Enhanced Due Diligence: Grasshopper’s compliance teams use generative AI to assist in Enhanced Due Diligence (EDD) for clients flagged as high-risk. This has helped speed up internal reviews and reduce documentation requests, making the process smoother for both the client and the bank. 

Risk Decisioning Model: For now, Grasshopper steers clear of using generative AI in automated credit and risk decisioning.

“We’ve taken this position deliberately,” asserts Chapman. “Modern generative models often function as ‘black boxes,’ and we are committed to explainability and auditability in all client-facing decisions.” 

But it’s not a hard no. While that’s the case for now, Chapman says Grasshopper’s stance on generative AI could change as familiarity, comfort, and experience with the tech grow over time.

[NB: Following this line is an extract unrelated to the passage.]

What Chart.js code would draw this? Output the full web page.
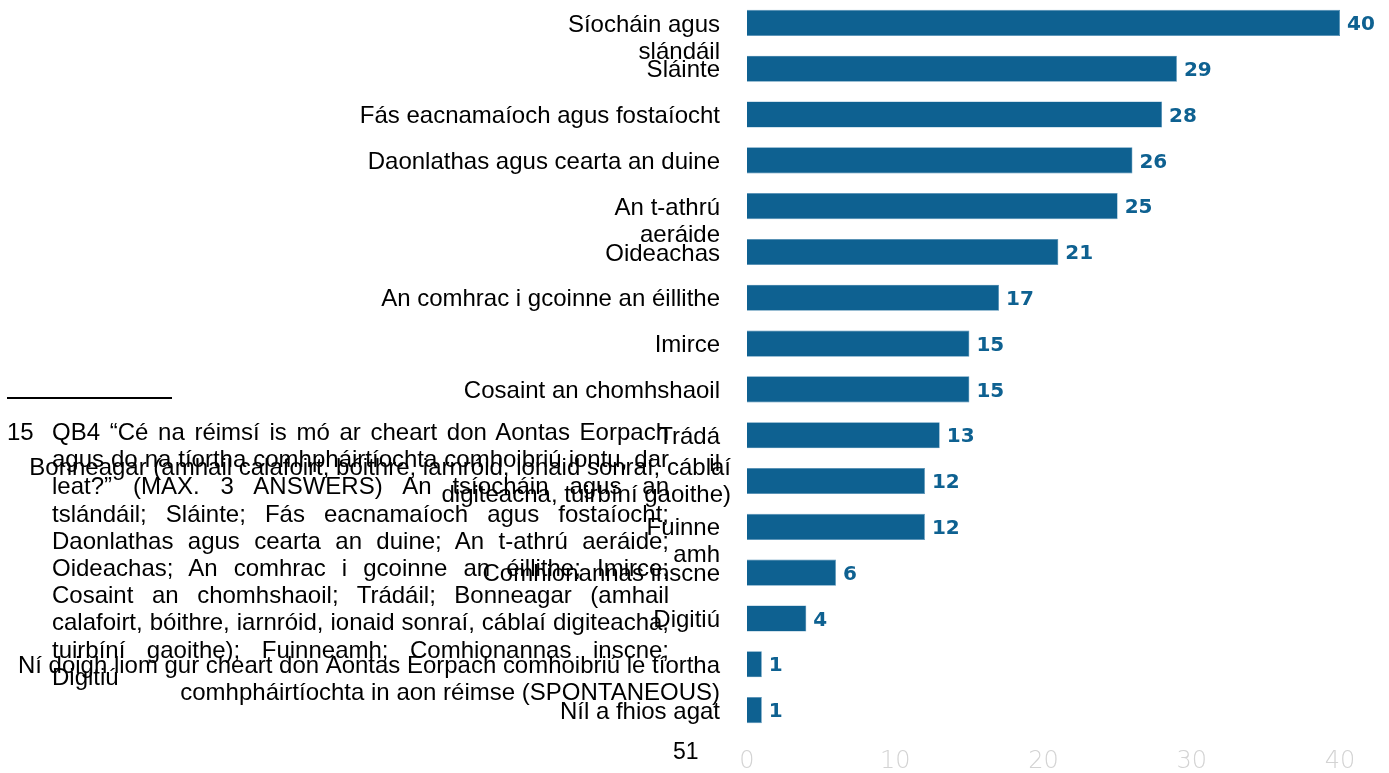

Guardrails and Governance: Ensuring responsible AI use

To maintain responsible and governed AI practices, Grasshopper Bank blends key strategies with cross-team collaboration for comprehensive oversight:

  • Grasshopper isn’t pursuing full AI control in decisioning areas; instead, “we aim for a thoughtful balance,” notes Chapman. “That means automating wherever possible without sacrificing human judgment where it matters most.”
  • Human-in-the-loop decisioning is standard across critical processes. AI assists with analysis and recommendations, but humans retain authority over final decisions, particularly in risk, lending, and payments.
  • Escalation triggers are built into internal systems. If a transaction or loan application presents uncertainty or flags certain risk markers, it is automatically routed to a human for review.
  • Grasshopper also has a cross-functional AI Working Group that meets weekly to identify inefficiencies and champion new use cases. This team includes representatives from Risk, Lending, Ops, Technology, and Compliance, among other business lines. They operate with a defined “hours saved” target and manage a 9 – 12 month AI roadmap, similar to a product roadmap.
  • An AI oversight team within Infosec and Technology evaluates tools and reviews models, with all findings reported to the Board’s Tech Committee.

Learning from Mistakes: A moving target

Even with solid strategies and coordinated efforts from both AI-specific and cross-functional teams to plan, implement, and monitor AI, errors can still occur. No AI system is perfect, and Grasshopper is no stranger to challenges brought on by the tech. 

Chapman acknowledges that mistakes are inevitable, and he believes it’s your response to them that decides whether you stumble or grow from the experience.

“Rather than viewing these misclassifications as failures, we treat them as opportunities to continuously improve our systems,” he says.

Chapman reflects on instances where AI has made incorrect risk assessments — flagging a customer or transaction as high risk when it was actually low, or vice versa — and missing important alerts or triggering false ones that wouldn’t have been flagged in a human review.

When such incidents occur, Chapman explains that the bank’s next course of action is to:

  • Escalate the case to a human reviewer — typically a member of Grasshopper’s compliance or fraud team — who performs a quality check (QC) and determines the appropriate resolution.
  • Log and document the issue, then conduct a root cause analysis to understand what led to the incorrect rating or alert.
  • Refine the model inputs, rules, or thresholds as needed to prevent similar issues in the future. In some cases, this may involve retraining or tuning models or making procedural adjustments.

Grasshopper Bank’s approach to AI is far from seismic, but it’s thoughtful and measured, which is perhaps even more important. The company isn’t hastening to replace human decision-making with AI; instead, it’s leveraging AI as a tool to complement its human workforce capabilities.